=== DATA EXTRACT ===
_ _ _
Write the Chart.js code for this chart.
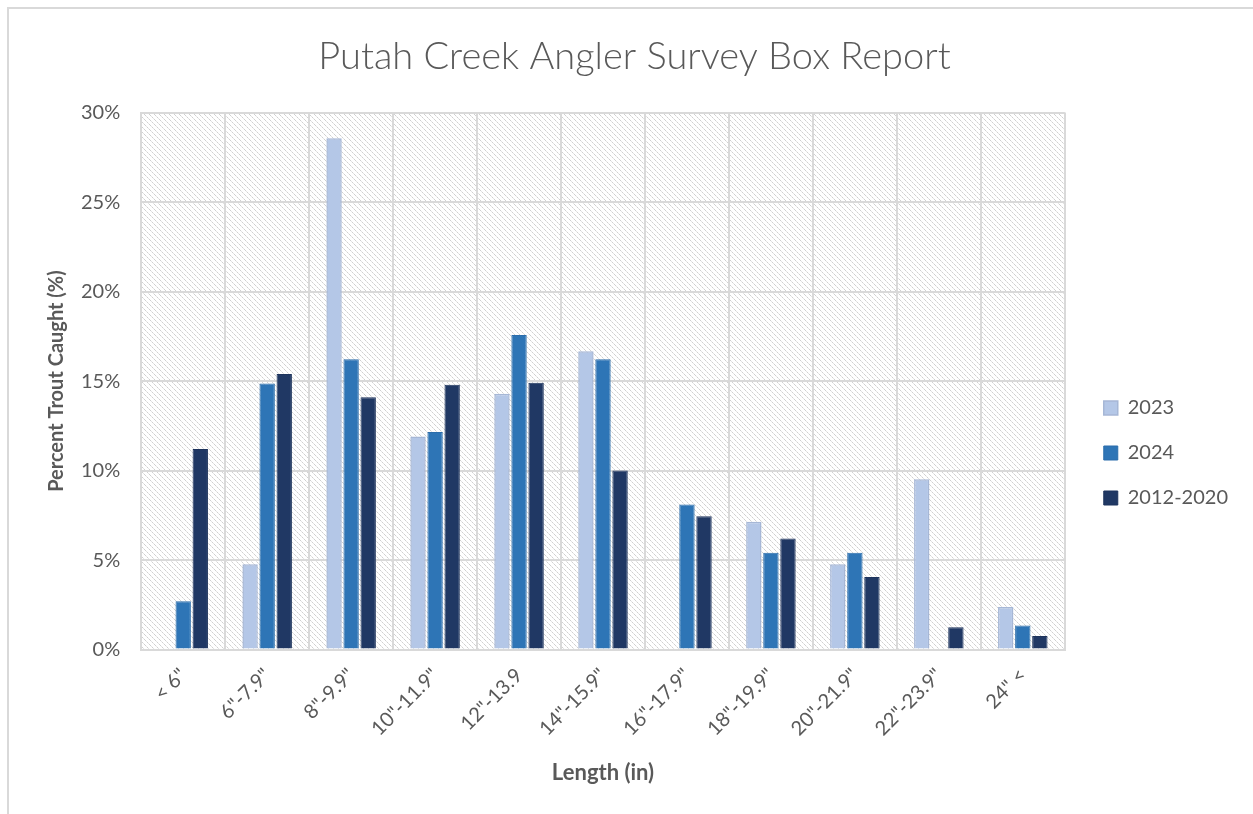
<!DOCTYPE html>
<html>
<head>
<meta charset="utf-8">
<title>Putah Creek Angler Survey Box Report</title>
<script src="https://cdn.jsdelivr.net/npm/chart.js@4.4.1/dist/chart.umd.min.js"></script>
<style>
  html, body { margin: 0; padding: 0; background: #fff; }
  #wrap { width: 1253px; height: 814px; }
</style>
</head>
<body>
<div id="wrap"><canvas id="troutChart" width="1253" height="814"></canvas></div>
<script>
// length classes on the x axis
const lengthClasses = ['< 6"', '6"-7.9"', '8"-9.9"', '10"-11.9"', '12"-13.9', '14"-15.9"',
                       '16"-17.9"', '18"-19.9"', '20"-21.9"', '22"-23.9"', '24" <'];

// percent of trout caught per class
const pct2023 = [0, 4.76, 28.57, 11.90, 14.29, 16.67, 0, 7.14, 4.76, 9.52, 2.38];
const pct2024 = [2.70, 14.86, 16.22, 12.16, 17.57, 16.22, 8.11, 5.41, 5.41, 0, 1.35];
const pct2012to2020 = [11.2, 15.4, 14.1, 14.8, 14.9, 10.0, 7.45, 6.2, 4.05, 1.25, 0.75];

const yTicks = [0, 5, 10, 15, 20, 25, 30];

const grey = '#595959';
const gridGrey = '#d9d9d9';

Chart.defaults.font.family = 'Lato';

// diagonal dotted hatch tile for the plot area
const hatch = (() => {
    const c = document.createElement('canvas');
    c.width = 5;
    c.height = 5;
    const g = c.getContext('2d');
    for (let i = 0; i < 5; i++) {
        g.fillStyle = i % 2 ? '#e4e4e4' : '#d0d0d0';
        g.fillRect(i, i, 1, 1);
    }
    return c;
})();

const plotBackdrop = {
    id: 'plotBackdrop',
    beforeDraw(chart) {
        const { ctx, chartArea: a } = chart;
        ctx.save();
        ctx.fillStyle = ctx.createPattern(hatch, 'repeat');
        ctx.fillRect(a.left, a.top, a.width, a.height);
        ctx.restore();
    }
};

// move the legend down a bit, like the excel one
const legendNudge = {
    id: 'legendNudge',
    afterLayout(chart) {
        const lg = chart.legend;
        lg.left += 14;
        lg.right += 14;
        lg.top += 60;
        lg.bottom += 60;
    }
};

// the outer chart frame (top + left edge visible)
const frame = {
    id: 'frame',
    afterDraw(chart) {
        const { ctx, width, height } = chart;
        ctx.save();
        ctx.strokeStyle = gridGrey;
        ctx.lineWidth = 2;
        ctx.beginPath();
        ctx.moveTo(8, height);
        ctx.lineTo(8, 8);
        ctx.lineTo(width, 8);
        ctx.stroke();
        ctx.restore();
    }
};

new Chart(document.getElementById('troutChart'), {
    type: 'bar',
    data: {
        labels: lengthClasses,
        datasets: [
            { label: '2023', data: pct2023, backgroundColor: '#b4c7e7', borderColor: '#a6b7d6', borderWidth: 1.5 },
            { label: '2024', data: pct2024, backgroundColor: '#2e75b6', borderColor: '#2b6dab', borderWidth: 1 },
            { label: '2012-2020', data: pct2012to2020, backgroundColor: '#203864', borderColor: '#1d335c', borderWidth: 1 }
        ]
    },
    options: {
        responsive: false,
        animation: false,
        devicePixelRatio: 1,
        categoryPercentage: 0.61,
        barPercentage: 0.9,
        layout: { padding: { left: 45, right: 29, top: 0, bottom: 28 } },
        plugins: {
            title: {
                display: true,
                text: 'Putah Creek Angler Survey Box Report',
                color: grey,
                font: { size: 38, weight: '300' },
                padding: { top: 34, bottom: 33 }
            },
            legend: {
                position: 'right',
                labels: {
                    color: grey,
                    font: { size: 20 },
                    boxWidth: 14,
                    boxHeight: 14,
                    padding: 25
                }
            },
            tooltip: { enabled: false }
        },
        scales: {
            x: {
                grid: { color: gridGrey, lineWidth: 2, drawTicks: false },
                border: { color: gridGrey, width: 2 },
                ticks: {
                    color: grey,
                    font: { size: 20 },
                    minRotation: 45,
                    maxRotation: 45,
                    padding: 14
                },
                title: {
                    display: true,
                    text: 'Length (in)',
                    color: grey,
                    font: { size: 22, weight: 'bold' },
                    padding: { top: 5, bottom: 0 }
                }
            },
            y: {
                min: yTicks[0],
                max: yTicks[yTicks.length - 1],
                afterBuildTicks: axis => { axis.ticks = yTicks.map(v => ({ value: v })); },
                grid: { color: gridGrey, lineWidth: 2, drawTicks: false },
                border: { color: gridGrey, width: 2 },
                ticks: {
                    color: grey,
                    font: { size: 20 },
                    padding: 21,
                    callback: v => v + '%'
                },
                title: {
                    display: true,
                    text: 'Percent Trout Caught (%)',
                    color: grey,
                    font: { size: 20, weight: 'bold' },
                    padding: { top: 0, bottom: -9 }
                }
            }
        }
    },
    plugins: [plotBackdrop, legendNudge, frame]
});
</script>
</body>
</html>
_ _ _
Leave out the pictures and retype every line above exactly.

=== FINAL RESULT ===
Write the Chart.js code for this chart.
<!DOCTYPE html>
<html>
<head>
<meta charset="utf-8">
<title>Putah Creek Angler Survey Box Report</title>
<script src="https://cdn.jsdelivr.net/npm/chart.js@4.4.1/dist/chart.umd.min.js"></script>
<style>
  html, body { margin: 0; padding: 0; background: #fff; }
  #wrap { width: 1253px; height: 814px; }
</style>
</head>
<body>
<div id="wrap"><canvas id="troutChart" width="1253" height="814"></canvas></div>
<script>
// length classes on the x axis
const lengthClasses = ['< 6"', '6"-7.9"', '8"-9.9"', '10"-11.9"', '12"-13.9', '14"-15.9"',
                       '16"-17.9"', '18"-19.9"', '20"-21.9"', '22"-23.9"', '24" <'];

// percent of trout caught per class
const pct2023 = [0, 4.76, 28.57, 11.90, 14.29, 16.67, 0, 7.14, 4.76, 9.52, 2.38];
const pct2024 = [2.70, 14.86, 16.22, 12.16, 17.57, 16.22, 8.11, 5.41, 5.41, 0, 1.35];
const pct2012to2020 = [11.2, 15.4, 14.1, 14.8, 14.9, 10.0, 7.45, 6.2, 4.05, 1.25, 0.75];

const yTicks = [0, 5, 10, 15, 20, 25, 30];

const grey = '#595959';
const gridGrey = '#d9d9d9';

Chart.defaults.font.family = 'Lato';

// diagonal dotted hatch tile for the plot area
const hatch = (() => {
    const c = document.createElement('canvas');
    c.width = 5;
    c.height = 5;
    const g = c.getContext('2d');
    for (let i = 0; i < 5; i++) {
        g.fillStyle = i % 2 ? '#e4e4e4' : '#d0d0d0';
        g.fillRect(i, i, 1, 1);
    }
    return c;
})();

const plotBackdrop = {
    id: 'plotBackdrop',
    beforeDraw(chart) {
        const { ctx, chartArea: a } = chart;
        ctx.save();
        ctx.fillStyle = ctx.createPattern(hatch, 'repeat');
        ctx.fillRect(a.left, a.top, a.width, a.height);
        ctx.restore();
    }
};

// move the legend down a bit, like the excel one
const legendNudge = {
    id: 'legendNudge',
    afterLayout(chart) {
        const lg = chart.legend;
        lg.left += 14;
        lg.right += 14;
        lg.top += 60;
        lg.bottom += 60;
    }
};

// the outer chart frame (top + left edge visible)
const frame = {
    id: 'frame',
    afterDraw(chart) {
        const { ctx, width, height } = chart;
        ctx.save();
        ctx.strokeStyle = gridGrey;
        ctx.lineWidth = 2;
        ctx.beginPath();
        ctx.moveTo(8, height);
        ctx.lineTo(8, 8);
        ctx.lineTo(width, 8);
        ctx.stroke();
        ctx.restore();
    }
};

new Chart(document.getElementById('troutChart'), {
    type: 'bar',
    data: {
        labels: lengthClasses,
        datasets: [
            { label: '2023', data: pct2023, backgroundColor: '#b4c7e7', borderColor: '#a6b7d6', borderWidth: 1.5 },
            { label: '2024', data: pct2024, backgroundColor: '#2e75b6', borderColor: '#2b6dab', borderWidth: 1 },
            { label: '2012-2020', data: pct2012to2020, backgroundColor: '#203864', borderColor: '#1d335c', borderWidth: 1 }
        ]
    },
    options: {
        responsive: false,
        animation: false,
        devicePixelRatio: 1,
        categoryPercentage: 0.61,
        barPercentage: 0.9,
        layout: { padding: { left: 45, right: 29, top: 0, bottom: 28 } },
        plugins: {
            title: {
                display: true,
                text: 'Putah Creek Angler Survey Box Report',
                color: grey,
                font: { size: 38, weight: '300' },
                padding: { top: 34, bottom: 33 }
            },
            legend: {
                position: 'right',
                labels: {
                    color: grey,
                    font: { size: 20 },
                    boxWidth: 14,
                    boxHeight: 14,
                    padding: 25
                }
            },
            tooltip: { enabled: false }
        },
        scales: {
            x: {
                grid: { color: gridGrey, lineWidth: 2, drawTicks: false },
                border: { color: gridGrey, width: 2 },
                ticks: {
                    color: grey,
                    font: { size: 20 },
                    minRotation: 45,
                    maxRotation: 45,
                    padding: 14
                },
                title: {
                    display: true,
                    text: 'Length (in)',
                    color: grey,
                    font: { size: 22, weight: 'bold' },
                    padding: { top: 5, bottom: 0 }
                }
            },
            y: {
                min: yTicks[0],
                max: yTicks[yTicks.length - 1],
                afterBuildTicks: axis => { axis.ticks = yTicks.map(v => ({ value: v })); },
                grid: { color: gridGrey, lineWidth: 2, drawTicks: false },
                border: { color: gridGrey, width: 2 },
                ticks: {
                    color: grey,
                    font: { size: 20 },
                    padding: 21,
                    callback: v => v + '%'
                },
                title: {
                    display: true,
                    text: 'Percent Trout Caught (%)',
                    color: grey,
                    font: { size: 20, weight: 'bold' },
                    padding: { top: 0, bottom: -9 }
                }
            }
        }
    },
    plugins: [plotBackdrop, legendNudge, frame]
});
</script>
</body>
</html>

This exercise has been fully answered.